Winter is tough for everyone with short days and long dark nights, but this year we all face the daunting prospect of moving into Spring with recession looming over us. For some though the current economic downturn can be an opportunity and with the right support and direction businesses can use this time to their benefit.

The ICT sector is in an ideal position to help businesses work more effectively and efficiently over the coming months and years. Our recent multi-national deal with DPWN is a great example of how, by streamlining their communications and IT infrastructure and reducing the number of suppliers they work with, they are hoping to drive huge cost savings of around Euro 150 million.
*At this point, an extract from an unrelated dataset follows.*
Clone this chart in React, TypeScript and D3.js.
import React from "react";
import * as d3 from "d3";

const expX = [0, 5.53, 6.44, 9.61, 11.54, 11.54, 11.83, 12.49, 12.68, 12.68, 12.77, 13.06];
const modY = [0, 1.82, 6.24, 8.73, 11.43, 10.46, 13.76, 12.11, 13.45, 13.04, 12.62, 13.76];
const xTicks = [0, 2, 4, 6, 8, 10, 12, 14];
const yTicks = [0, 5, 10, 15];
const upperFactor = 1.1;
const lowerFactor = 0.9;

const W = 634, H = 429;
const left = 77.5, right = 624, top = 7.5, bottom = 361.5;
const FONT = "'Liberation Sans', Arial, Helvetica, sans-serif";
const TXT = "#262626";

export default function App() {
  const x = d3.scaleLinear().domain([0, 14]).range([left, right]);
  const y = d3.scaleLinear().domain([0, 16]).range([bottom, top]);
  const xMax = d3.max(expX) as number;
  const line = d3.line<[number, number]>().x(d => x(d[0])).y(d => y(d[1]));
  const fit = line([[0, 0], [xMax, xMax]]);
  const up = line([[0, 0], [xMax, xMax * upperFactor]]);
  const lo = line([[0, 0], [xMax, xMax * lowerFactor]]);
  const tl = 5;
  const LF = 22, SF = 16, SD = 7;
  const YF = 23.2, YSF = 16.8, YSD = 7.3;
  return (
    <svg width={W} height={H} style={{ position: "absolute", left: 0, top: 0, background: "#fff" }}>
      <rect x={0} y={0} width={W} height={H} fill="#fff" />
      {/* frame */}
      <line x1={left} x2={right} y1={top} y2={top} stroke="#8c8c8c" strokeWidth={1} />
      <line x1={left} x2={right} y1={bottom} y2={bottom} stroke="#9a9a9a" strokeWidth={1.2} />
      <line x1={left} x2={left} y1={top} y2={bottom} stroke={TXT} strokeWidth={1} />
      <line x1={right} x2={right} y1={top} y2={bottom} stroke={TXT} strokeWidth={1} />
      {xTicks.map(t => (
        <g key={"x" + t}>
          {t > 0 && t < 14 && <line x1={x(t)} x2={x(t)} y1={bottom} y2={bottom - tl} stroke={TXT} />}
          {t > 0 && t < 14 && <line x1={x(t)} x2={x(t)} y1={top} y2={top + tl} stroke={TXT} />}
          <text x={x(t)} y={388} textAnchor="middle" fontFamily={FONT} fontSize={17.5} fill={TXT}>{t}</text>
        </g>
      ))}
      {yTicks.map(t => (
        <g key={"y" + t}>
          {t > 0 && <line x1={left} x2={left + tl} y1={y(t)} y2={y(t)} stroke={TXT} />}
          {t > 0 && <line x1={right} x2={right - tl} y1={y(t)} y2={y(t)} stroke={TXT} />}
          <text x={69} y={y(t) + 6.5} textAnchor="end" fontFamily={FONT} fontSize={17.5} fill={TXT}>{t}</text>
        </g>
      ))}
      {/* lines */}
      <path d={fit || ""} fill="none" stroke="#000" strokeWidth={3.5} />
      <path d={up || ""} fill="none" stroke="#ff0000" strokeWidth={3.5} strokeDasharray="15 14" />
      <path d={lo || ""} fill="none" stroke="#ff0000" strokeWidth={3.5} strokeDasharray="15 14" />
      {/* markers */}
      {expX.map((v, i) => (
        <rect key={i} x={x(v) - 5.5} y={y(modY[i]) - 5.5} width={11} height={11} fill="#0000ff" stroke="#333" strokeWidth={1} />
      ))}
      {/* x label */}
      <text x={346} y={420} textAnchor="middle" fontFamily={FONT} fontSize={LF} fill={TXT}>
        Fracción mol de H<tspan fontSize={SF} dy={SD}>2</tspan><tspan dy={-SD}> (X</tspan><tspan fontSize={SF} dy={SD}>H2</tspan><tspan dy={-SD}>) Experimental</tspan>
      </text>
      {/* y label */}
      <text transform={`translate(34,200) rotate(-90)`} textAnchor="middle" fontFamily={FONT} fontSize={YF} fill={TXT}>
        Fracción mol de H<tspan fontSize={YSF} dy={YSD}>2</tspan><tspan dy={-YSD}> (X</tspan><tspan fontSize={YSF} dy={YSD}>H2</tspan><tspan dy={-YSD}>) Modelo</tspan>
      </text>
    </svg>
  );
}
The same approach can be taken by other businesses, both small and large, by reviewing the products and services they have and seeing where efficiencies can be

made. As a result companies who can offer businesses better guidance and support, not just the services they want to sell, could potentially be in a far better position post downturn.
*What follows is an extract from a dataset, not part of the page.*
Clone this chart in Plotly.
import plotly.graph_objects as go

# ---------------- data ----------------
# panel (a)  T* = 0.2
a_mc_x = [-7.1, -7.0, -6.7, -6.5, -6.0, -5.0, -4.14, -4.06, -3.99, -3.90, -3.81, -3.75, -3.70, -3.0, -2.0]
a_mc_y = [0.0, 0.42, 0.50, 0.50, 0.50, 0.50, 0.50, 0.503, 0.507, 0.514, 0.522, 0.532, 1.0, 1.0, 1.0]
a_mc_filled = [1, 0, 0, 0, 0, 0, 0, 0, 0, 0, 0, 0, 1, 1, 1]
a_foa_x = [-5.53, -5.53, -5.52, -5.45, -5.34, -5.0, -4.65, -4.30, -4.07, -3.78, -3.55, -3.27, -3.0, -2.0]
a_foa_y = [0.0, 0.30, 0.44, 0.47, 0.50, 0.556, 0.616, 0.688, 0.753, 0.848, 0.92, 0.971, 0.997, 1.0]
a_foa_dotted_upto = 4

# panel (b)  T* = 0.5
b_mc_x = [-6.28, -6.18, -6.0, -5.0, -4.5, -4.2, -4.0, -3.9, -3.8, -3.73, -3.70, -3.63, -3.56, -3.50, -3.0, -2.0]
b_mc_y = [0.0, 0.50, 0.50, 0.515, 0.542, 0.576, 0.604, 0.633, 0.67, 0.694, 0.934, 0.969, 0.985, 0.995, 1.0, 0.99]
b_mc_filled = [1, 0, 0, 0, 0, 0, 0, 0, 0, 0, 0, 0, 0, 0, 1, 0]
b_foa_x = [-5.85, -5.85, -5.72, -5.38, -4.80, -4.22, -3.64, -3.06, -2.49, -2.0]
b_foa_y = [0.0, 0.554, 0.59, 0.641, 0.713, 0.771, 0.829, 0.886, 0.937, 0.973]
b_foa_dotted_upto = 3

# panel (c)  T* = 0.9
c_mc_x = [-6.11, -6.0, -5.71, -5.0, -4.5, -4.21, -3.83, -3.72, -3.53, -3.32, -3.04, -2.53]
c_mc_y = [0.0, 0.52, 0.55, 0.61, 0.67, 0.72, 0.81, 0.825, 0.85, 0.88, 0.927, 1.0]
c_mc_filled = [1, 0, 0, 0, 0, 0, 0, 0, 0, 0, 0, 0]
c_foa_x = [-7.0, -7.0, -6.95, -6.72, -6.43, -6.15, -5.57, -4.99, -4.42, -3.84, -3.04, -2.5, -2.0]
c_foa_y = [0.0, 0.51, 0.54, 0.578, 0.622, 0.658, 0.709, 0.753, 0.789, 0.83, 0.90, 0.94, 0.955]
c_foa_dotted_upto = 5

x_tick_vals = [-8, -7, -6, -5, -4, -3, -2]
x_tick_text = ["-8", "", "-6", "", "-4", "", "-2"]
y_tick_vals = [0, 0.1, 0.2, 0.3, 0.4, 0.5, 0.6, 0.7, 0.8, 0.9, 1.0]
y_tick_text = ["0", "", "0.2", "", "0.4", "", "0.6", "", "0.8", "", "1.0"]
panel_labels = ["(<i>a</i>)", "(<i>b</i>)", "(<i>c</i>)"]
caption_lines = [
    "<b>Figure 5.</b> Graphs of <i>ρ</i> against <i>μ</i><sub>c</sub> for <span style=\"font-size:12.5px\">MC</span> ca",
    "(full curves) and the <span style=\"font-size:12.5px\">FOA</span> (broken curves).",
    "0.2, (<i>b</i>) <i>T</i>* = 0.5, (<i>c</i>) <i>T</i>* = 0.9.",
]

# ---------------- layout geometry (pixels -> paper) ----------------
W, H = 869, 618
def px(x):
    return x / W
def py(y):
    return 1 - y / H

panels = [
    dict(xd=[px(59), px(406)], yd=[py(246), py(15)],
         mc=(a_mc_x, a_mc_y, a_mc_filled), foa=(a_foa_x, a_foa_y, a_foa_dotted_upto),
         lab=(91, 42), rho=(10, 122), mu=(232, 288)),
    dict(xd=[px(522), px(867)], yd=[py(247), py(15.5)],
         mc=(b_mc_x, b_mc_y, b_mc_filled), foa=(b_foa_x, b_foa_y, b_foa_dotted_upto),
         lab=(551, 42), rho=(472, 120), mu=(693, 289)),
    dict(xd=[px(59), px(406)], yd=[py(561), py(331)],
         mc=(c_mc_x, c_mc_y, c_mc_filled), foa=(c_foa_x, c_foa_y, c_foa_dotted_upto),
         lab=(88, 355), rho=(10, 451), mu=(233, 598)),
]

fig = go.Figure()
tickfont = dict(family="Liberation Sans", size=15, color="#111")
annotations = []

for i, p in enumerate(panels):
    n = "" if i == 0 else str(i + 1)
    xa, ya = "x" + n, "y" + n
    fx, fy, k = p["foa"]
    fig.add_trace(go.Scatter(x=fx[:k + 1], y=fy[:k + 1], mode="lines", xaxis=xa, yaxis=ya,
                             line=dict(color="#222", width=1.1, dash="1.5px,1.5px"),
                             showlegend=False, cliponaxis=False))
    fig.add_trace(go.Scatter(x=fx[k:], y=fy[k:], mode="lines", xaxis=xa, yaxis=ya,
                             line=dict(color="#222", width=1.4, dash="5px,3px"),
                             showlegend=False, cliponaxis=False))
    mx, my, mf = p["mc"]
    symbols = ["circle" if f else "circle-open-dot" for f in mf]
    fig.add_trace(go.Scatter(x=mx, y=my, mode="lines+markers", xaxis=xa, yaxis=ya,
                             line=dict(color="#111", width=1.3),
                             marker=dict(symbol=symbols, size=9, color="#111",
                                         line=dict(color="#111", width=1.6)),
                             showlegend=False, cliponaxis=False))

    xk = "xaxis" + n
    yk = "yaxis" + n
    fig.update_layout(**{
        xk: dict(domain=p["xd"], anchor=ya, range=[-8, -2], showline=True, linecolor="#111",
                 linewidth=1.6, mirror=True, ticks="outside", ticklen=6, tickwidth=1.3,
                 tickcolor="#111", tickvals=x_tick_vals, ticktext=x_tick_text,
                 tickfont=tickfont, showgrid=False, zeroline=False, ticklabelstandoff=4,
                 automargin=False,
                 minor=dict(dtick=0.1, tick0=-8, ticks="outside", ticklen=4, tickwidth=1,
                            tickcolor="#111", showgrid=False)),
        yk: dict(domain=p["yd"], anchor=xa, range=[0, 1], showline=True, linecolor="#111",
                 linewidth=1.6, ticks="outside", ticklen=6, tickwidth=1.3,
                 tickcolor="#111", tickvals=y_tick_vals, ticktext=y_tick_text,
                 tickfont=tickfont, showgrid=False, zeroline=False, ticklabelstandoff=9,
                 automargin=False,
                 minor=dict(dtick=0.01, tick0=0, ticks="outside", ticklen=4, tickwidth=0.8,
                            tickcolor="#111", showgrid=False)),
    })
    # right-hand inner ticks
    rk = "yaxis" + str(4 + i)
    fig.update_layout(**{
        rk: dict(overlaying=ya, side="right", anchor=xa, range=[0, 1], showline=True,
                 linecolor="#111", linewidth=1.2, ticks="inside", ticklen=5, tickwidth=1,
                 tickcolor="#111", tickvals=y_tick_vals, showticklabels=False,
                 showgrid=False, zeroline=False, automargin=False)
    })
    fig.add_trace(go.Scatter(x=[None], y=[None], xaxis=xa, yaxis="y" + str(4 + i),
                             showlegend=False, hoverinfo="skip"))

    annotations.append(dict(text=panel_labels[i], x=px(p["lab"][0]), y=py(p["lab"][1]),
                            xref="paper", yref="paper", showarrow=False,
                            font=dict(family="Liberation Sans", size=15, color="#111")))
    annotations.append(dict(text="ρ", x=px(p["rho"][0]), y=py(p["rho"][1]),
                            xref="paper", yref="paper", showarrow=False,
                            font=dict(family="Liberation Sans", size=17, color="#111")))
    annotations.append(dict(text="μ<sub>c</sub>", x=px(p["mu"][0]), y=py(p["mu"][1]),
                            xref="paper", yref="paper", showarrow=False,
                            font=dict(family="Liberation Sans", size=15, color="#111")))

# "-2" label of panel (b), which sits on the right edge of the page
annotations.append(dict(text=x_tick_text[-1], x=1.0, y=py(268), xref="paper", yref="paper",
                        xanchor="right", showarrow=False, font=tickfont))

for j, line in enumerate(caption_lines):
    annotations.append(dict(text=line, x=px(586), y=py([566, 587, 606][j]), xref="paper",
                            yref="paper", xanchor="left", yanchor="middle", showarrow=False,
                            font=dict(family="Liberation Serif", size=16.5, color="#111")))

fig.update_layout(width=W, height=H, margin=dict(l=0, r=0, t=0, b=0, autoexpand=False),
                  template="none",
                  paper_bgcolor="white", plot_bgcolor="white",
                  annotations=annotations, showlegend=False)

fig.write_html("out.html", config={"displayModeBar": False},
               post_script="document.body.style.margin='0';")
So I guess the three things I would like to see in the next few months are: the ICT sector working more closely with business to provide solutions that can help their customers become more efficient; to see businesses get closer to their customers rather than offering one size fits all service; and finally businesses promoting a more sustainable future, both internally and externally.


Tow, Avenir:

Our three wishes? Firstly, that the current economic climate forces companies to look at cash generation and cost cutting. My hope for spring would be for businesses to move from panic mode to focused business. I think many will realise that ‘mobile working cuts costs’, be that mobile email, mobile applications or mobile broadband.

Large corporates are already reaping the benefits of mobile working, with large scale implementations of mobile email and applications. But it is the smaller companies at the backbone of the British economy that can get at least as much benefit from mobile working. So my second wish is in relation to the first. That it’s high time to bridge the mobile working gap. A key element will be the ongoing news flow about mobile applications around the iPhone App Store and the HTC G1; as customers continue to adopt applications, businesses are more likely to believe the productivity messages.

Finally, as the three product areas and sales channels of IT, fixed line telecoms and mobile telecoms converge, my wish would be for less of a collision – across all there industries – and more of a working together to the benefit to customers. Only if we can demonstrate added value will cross over products such as mobile VoIP and mobile applications become widely adopted.